All lines below must be repeated exactly, with the pictures omitted.

-- START --

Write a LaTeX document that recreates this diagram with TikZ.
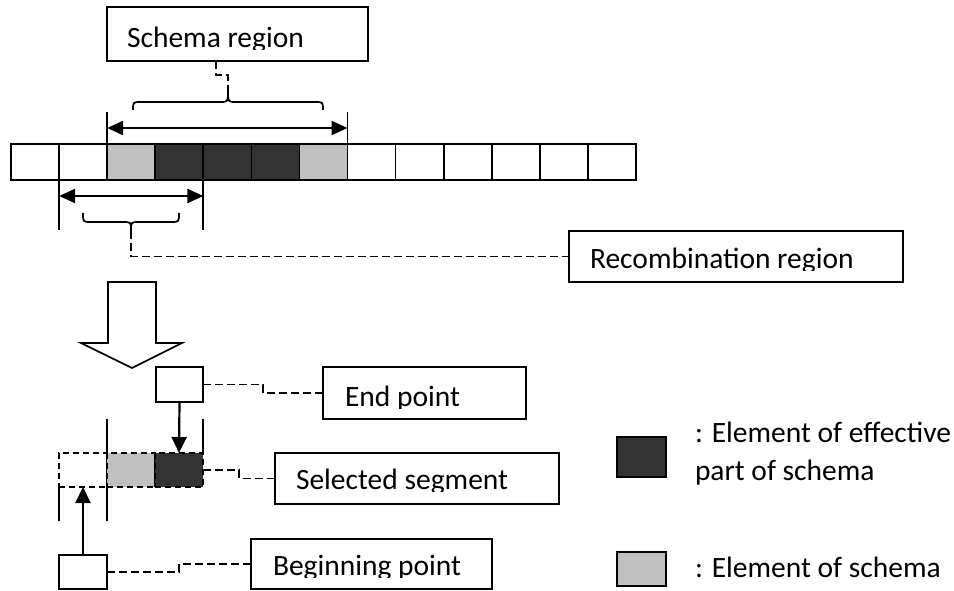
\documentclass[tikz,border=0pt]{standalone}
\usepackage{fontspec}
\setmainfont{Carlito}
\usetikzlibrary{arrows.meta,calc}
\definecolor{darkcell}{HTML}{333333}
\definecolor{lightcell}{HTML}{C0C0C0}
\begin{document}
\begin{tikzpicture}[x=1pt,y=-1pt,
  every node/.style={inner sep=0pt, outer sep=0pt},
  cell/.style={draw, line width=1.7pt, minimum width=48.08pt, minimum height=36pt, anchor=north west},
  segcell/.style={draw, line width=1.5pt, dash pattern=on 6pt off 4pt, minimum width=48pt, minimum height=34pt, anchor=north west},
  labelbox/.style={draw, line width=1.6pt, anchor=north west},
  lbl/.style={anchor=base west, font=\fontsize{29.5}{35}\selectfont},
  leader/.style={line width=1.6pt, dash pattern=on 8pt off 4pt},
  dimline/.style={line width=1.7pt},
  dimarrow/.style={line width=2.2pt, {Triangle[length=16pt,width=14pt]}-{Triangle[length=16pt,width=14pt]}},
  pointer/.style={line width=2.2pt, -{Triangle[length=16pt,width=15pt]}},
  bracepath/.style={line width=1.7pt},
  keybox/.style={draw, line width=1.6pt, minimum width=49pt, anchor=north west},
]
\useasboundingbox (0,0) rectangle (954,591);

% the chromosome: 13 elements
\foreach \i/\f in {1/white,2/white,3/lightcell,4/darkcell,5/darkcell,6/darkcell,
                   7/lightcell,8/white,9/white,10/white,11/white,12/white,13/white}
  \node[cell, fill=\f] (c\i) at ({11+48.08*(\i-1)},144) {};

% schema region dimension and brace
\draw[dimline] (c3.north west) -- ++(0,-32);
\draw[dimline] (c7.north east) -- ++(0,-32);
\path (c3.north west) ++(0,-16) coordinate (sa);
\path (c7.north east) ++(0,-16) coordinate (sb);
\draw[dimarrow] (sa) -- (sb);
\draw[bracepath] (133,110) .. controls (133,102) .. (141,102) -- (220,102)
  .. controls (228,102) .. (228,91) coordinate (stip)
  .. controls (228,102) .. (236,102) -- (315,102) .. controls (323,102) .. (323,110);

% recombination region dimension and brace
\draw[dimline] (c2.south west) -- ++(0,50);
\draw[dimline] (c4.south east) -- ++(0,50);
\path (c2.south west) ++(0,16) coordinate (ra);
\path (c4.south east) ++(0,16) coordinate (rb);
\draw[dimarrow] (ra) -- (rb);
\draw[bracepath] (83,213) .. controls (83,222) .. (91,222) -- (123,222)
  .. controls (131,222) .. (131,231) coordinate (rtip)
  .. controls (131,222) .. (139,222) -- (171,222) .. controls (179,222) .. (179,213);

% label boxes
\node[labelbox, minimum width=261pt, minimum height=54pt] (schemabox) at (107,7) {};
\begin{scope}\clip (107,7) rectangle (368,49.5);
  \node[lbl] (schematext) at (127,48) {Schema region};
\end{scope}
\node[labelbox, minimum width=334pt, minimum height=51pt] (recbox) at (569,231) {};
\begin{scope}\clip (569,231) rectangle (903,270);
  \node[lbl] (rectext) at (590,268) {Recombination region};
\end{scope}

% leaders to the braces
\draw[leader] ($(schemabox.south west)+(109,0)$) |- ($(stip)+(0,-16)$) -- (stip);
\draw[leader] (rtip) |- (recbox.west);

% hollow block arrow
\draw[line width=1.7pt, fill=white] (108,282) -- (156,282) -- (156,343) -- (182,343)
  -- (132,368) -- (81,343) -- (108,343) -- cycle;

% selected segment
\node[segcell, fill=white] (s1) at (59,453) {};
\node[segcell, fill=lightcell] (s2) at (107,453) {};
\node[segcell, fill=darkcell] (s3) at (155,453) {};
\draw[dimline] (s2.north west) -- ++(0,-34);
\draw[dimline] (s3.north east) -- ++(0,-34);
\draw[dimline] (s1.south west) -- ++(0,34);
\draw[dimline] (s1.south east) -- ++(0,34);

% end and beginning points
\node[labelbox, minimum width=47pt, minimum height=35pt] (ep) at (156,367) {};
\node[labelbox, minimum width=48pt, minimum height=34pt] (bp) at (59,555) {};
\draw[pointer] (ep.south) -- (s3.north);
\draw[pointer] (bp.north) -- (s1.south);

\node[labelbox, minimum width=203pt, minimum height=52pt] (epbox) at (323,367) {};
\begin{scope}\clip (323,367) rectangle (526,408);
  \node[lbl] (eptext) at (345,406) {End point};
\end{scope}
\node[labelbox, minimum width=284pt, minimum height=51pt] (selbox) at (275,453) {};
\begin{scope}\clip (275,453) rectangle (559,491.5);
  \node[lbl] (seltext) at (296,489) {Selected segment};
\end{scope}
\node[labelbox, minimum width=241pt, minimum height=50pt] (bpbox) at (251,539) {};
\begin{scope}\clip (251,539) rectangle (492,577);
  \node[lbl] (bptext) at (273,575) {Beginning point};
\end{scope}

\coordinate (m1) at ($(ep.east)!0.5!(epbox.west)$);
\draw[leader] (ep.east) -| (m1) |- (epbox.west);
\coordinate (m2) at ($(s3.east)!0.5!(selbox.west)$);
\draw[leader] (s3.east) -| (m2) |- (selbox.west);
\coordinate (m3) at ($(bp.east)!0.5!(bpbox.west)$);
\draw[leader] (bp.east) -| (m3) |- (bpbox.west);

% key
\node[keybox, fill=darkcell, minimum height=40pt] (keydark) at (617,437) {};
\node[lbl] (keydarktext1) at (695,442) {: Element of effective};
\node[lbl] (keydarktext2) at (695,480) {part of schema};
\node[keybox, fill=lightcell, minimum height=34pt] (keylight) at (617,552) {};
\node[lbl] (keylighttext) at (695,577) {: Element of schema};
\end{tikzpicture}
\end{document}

-- END --

### Exercise response
Write a LaTeX document that recreates this diagram with TikZ.
\documentclass[tikz,border=0pt]{standalone}
\usepackage{fontspec}
\setmainfont{Carlito}
\usetikzlibrary{arrows.meta,calc}
\definecolor{darkcell}{HTML}{333333}
\definecolor{lightcell}{HTML}{C0C0C0}
\begin{document}
\begin{tikzpicture}[x=1pt,y=-1pt,
  every node/.style={inner sep=0pt, outer sep=0pt},
  cell/.style={draw, line width=1.7pt, minimum width=48.08pt, minimum height=36pt, anchor=north west},
  segcell/.style={draw, line width=1.5pt, dash pattern=on 6pt off 4pt, minimum width=48pt, minimum height=34pt, anchor=north west},
  labelbox/.style={draw, line width=1.6pt, anchor=north west},
  lbl/.style={anchor=base west, font=\fontsize{29.5}{35}\selectfont},
  leader/.style={line width=1.6pt, dash pattern=on 8pt off 4pt},
  dimline/.style={line width=1.7pt},
  dimarrow/.style={line width=2.2pt, {Triangle[length=16pt,width=14pt]}-{Triangle[length=16pt,width=14pt]}},
  pointer/.style={line width=2.2pt, -{Triangle[length=16pt,width=15pt]}},
  bracepath/.style={line width=1.7pt},
  keybox/.style={draw, line width=1.6pt, minimum width=49pt, anchor=north west},
]
\useasboundingbox (0,0) rectangle (954,591);

% the chromosome: 13 elements
\foreach \i/\f in {1/white,2/white,3/lightcell,4/darkcell,5/darkcell,6/darkcell,
                   7/lightcell,8/white,9/white,10/white,11/white,12/white,13/white}
  \node[cell, fill=\f] (c\i) at ({11+48.08*(\i-1)},144) {};

% schema region dimension and brace
\draw[dimline] (c3.north west) -- ++(0,-32);
\draw[dimline] (c7.north east) -- ++(0,-32);
\path (c3.north west) ++(0,-16) coordinate (sa);
\path (c7.north east) ++(0,-16) coordinate (sb);
\draw[dimarrow] (sa) -- (sb);
\draw[bracepath] (133,110) .. controls (133,102) .. (141,102) -- (220,102)
  .. controls (228,102) .. (228,91) coordinate (stip)
  .. controls (228,102) .. (236,102) -- (315,102) .. controls (323,102) .. (323,110);

% recombination region dimension and brace
\draw[dimline] (c2.south west) -- ++(0,50);
\draw[dimline] (c4.south east) -- ++(0,50);
\path (c2.south west) ++(0,16) coordinate (ra);
\path (c4.south east) ++(0,16) coordinate (rb);
\draw[dimarrow] (ra) -- (rb);
\draw[bracepath] (83,213) .. controls (83,222) .. (91,222) -- (123,222)
  .. controls (131,222) .. (131,231) coordinate (rtip)
  .. controls (131,222) .. (139,222) -- (171,222) .. controls (179,222) .. (179,213);

% label boxes
\node[labelbox, minimum width=261pt, minimum height=54pt] (schemabox) at (107,7) {};
\begin{scope}\clip (107,7) rectangle (368,49.5);
  \node[lbl] (schematext) at (127,48) {Schema region};
\end{scope}
\node[labelbox, minimum width=334pt, minimum height=51pt] (recbox) at (569,231) {};
\begin{scope}\clip (569,231) rectangle (903,270);
  \node[lbl] (rectext) at (590,268) {Recombination region};
\end{scope}

% leaders to the braces
\draw[leader] ($(schemabox.south west)+(109,0)$) |- ($(stip)+(0,-16)$) -- (stip);
\draw[leader] (rtip) |- (recbox.west);

% hollow block arrow
\draw[line width=1.7pt, fill=white] (108,282) -- (156,282) -- (156,343) -- (182,343)
  -- (132,368) -- (81,343) -- (108,343) -- cycle;

% selected segment
\node[segcell, fill=white] (s1) at (59,453) {};
\node[segcell, fill=lightcell] (s2) at (107,453) {};
\node[segcell, fill=darkcell] (s3) at (155,453) {};
\draw[dimline] (s2.north west) -- ++(0,-34);
\draw[dimline] (s3.north east) -- ++(0,-34);
\draw[dimline] (s1.south west) -- ++(0,34);
\draw[dimline] (s1.south east) -- ++(0,34);

% end and beginning points
\node[labelbox, minimum width=47pt, minimum height=35pt] (ep) at (156,367) {};
\node[labelbox, minimum width=48pt, minimum height=34pt] (bp) at (59,555) {};
\draw[pointer] (ep.south) -- (s3.north);
\draw[pointer] (bp.north) -- (s1.south);

\node[labelbox, minimum width=203pt, minimum height=52pt] (epbox) at (323,367) {};
\begin{scope}\clip (323,367) rectangle (526,408);
  \node[lbl] (eptext) at (345,406) {End point};
\end{scope}
\node[labelbox, minimum width=284pt, minimum height=51pt] (selbox) at (275,453) {};
\begin{scope}\clip (275,453) rectangle (559,491.5);
  \node[lbl] (seltext) at (296,489) {Selected segment};
\end{scope}
\node[labelbox, minimum width=241pt, minimum height=50pt] (bpbox) at (251,539) {};
\begin{scope}\clip (251,539) rectangle (492,577);
  \node[lbl] (bptext) at (273,575) {Beginning point};
\end{scope}

\coordinate (m1) at ($(ep.east)!0.5!(epbox.west)$);
\draw[leader] (ep.east) -| (m1) |- (epbox.west);
\coordinate (m2) at ($(s3.east)!0.5!(selbox.west)$);
\draw[leader] (s3.east) -| (m2) |- (selbox.west);
\coordinate (m3) at ($(bp.east)!0.5!(bpbox.west)$);
\draw[leader] (bp.east) -| (m3) |- (bpbox.west);

% key
\node[keybox, fill=darkcell, minimum height=40pt] (keydark) at (617,437) {};
\node[lbl] (keydarktext1) at (695,442) {: Element of effective};
\node[lbl] (keydarktext2) at (695,480) {part of schema};
\node[keybox, fill=lightcell, minimum height=34pt] (keylight) at (617,552) {};
\node[lbl] (keylighttext) at (695,577) {: Element of schema};
\end{tikzpicture}
\end{document}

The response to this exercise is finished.